A properly drafted codicil should avoid inconsistency or ambiguity when read with the original will.
To ensure clarity:
- The codicil should explicitly confirm or revoke the earlier will (and any previous codicils).
- Without express words of revocation, there is a presumption (rebuttable) that the original will’s terms remain valid unless inconsistent with the codicil (as seen in Lemage v Goodban).
Where discrepancies arise (e.g., incorrect will dates or number of codicils), affidavit evidence can clarify the issues.
What is the effect of a codicil republishing a will, and why is this significant?
Executing a codicil republishes the will (and any codicils it refers to), giving them effect as if executed on the date of the codicil.
When applying construction rules to clauses in the original will, the codicil’s date is used.

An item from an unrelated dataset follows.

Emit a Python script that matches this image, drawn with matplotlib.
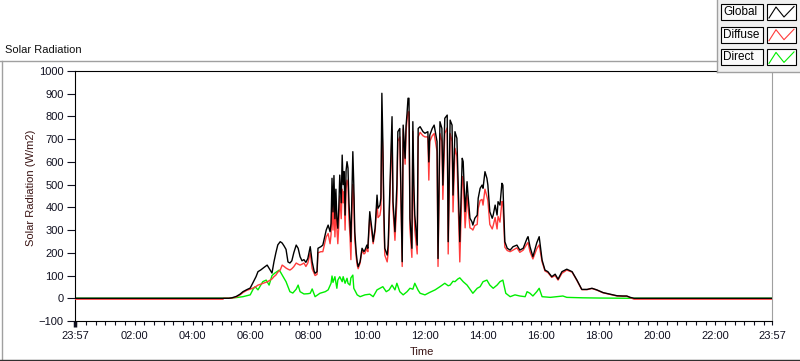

Example: A clause stating, “I leave the picture hanging in the hallway at the date of my will to the youngest son of my brother Alan” may have different effects depending on changes between the will and codicil dates:
- If Alan has more sons by the codicil date, the youngest at that time benefits.
- If the hallway picture has changed to a less valuable item by the codicil date, the beneficiary inherits the new item.
Careful consideration is essential to ensure the testator’s intention is fulfilled, accounting for the republishing effect of the codicil.
How can a codicil correct problems with an earlier testamentary document?
The execution of a codicil re-executes the will (or previous codicils it refers to), allowing correction of problems in earlier documents.
Example:
- If a beneficiary (or their spouse) witnesses a will, s15 Wills Act 1837 denies the beneficiary their inheritance.
- A later codicil witnessed by different people can restore the gift under the will to the original witness, avoiding s15 WA 1837.
S15 WA 1837 applies to codicils as it does to wills.
A witness to a codicil (or their spouse) cannot benefit under either the original will or codicil.